Even though Master Gee, Wonder Mike and Hen Dogg namedrop Kendrick Lamar, Drake, Rick Ross and Kanye as new inspirations, they’ve no problem admitting that hip-hop “is still music for young people”.
“Hip-hop is their form of expression, like rock was before us,” Master Gee says. “But it doesn’t mean we just get forgotten about. When we first started Europe and America was like being in two different planets but now everything is going down in real time. If we cut a record today, somebody is getting it in Ireland today.
“Before the internet, if you were still not current you had to explain who you were. Now somebody can say, ‘This guy’s Master Gee, he’s in Sugarhill. And even if you don’t know me you can get your phone and in a minute pull up photos, videos, get a whole history in 30 seconds.”
It would take more than 30 seconds to get a handle on the last decade of the band, with a long-running legal battle that saw Master Gee and Wonder Mike try to wrestle the Sugarhill name back off Sylvia Robinson’s son Joey Robinson Jr, the owner of Sugarhill Records, even leading to the documentary I Want My Name Back.

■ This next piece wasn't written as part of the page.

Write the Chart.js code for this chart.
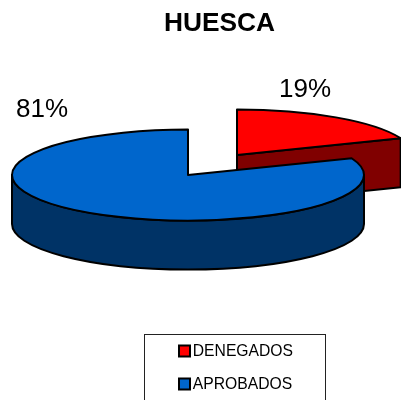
<!DOCTYPE html>
<html>
<head>
<meta charset="utf-8">
<style>
  html, body { margin: 0; padding: 0; background: #fff; overflow: hidden; }
  canvas { display: block; }
</style>
<script src="https://cdn.jsdelivr.net/npm/chart.js@4"></script>
</head>
<body>
<canvas id="pieChart" width="401" height="400"></canvas>
<script>
const chartTitle = 'HUESCA';
const categories = ['DENEGADOS', 'APROBADOS'];
const percents = [19, 81];
const topColors = ['#ff0000', '#0066cc'];
const sideColors = ['#800000', '#003366'];

const FONT = '"Liberation Sans", Arial, sans-serif';
const RADIUS = 176;
const SQUASH = 45.5 / 176;
const DEPTH = 49;
// centro de cada porcion en pantalla (la roja va separada)
const centers = [{ x: 237, y: 155 }, { x: 188, y: 175 }];
const labelSpots = [{ x: 305, y: 90 }, { x: 42, y: 110 }];

// Tarta 3D: angulos y radio salen de los arcos de Chart.js
const pie3d = {
  id: 'pie3d',
  beforeDatasetsDraw(chart) {
    const ctx = chart.ctx;
    const arcs = chart.getDatasetMeta(0).data;
    ctx.save();
    ctx.lineWidth = 2;
    ctx.lineJoin = 'round';
    ctx.strokeStyle = '#000';
    arcs.forEach((arc, i) => {
      const c = centers[i];
      const rx = arc.outerRadius;
      const ry = rx * SQUASH;
      const a0 = arc.startAngle;
      const a1 = arc.endAngle;

      // pared exterior frontal
      const from = Math.max(a0, 0);
      const to = Math.min(a1, Math.PI);
      if (to > from) {
        ctx.beginPath();
        ctx.ellipse(c.x, c.y, rx, ry, 0, from, to);
        ctx.ellipse(c.x, c.y + DEPTH, rx, ry, 0, to, from, true);
        ctx.closePath();
        ctx.fillStyle = sideColors[i];
        ctx.fill();
        ctx.stroke();
      }

      // cara de corte visible
      if (a1 < 0) {
        const ex = c.x + Math.cos(a1) * rx;
        const ey = c.y + Math.sin(a1) * ry;
        ctx.beginPath();
        ctx.moveTo(c.x, c.y);
        ctx.lineTo(ex, ey);
        ctx.lineTo(ex, ey + DEPTH);
        ctx.lineTo(c.x, c.y + DEPTH);
        ctx.closePath();
        ctx.fillStyle = sideColors[i];
        ctx.fill();
        ctx.stroke();
      }

      // cara superior
      ctx.beginPath();
      ctx.moveTo(c.x, c.y);
      ctx.ellipse(c.x, c.y, rx, ry, 0, a0, a1);
      ctx.closePath();
      ctx.fillStyle = topColors[i];
      ctx.fill();
      ctx.stroke();
    });
    ctx.restore();
    return false;
  },
  afterDraw(chart) {
    const ctx = chart.ctx;
    ctx.save();
    ctx.fillStyle = '#000';
    ctx.textAlign = 'center';
    ctx.textBaseline = 'middle';
    ctx.font = 'bold 26.3px ' + FONT;
    ctx.fillText(chartTitle, 219.5, 24);
    ctx.font = '26px ' + FONT;
    percents.forEach((p, i) => {
      ctx.fillText(p + '%', labelSpots[i].x, labelSpots[i].y);
    });
    // marco de la leyenda, abierto por abajo como en el original
    ctx.strokeStyle = '#222';
    ctx.lineWidth = 1;
    ctx.strokeRect(144.5, 334.5, 181, 70);
    // cuadritos de la leyenda: Chart.js deja demasiado hueco hasta el texto
    ctx.lineWidth = 2;
    ctx.strokeStyle = '#000';
    chart.legend.legendHitBoxes.forEach((hit, i) => {
      const y = Math.round(hit.top + hit.height / 2) - 6.5;
      ctx.fillStyle = topColors[i];
      ctx.fillRect(Math.round(hit.left) - 5, y, 11, 11);
      ctx.strokeRect(Math.round(hit.left) - 5, y, 11, 11);
    });
    ctx.restore();
  }
};

new Chart(document.getElementById('pieChart'), {
  type: 'pie',
  data: {
    labels: categories,
    datasets: [{
      data: percents,
      backgroundColor: topColors,
      borderColor: '#000',
      borderWidth: 2
    }]
  },
  options: {
    responsive: false,
    animation: false,
    radius: RADIUS,
    layout: { padding: { right: 98, bottom: -10 } },
    plugins: {
      title: { display: false },
      tooltip: { enabled: false },
      legend: {
        position: 'right',
        align: 'end',
        labels: {
          color: '#000',
          font: { family: FONT, size: 15.7 },
          boxWidth: 1,
          boxHeight: 1,
          padding: 17.3
        }
      }
    }
  },
  plugins: [pie3d]
});
</script>
</body>
</html>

After the death of Joey in 2015 they did just that, and even though it’s too dense a topic to discuss on a four-way slightly muffled conference call, Master Gee assures me “It’s all good… absolutely.”
Hen Dogg gives it a “Hell yeah” in agreement before saying: “You have to realise that we’re all musicians at heart, we’re constantly in the studio, coming up with new ideas… new beats and grooves. And you see live… you better bring some popcorn, it’s gonna be a hell of a show.”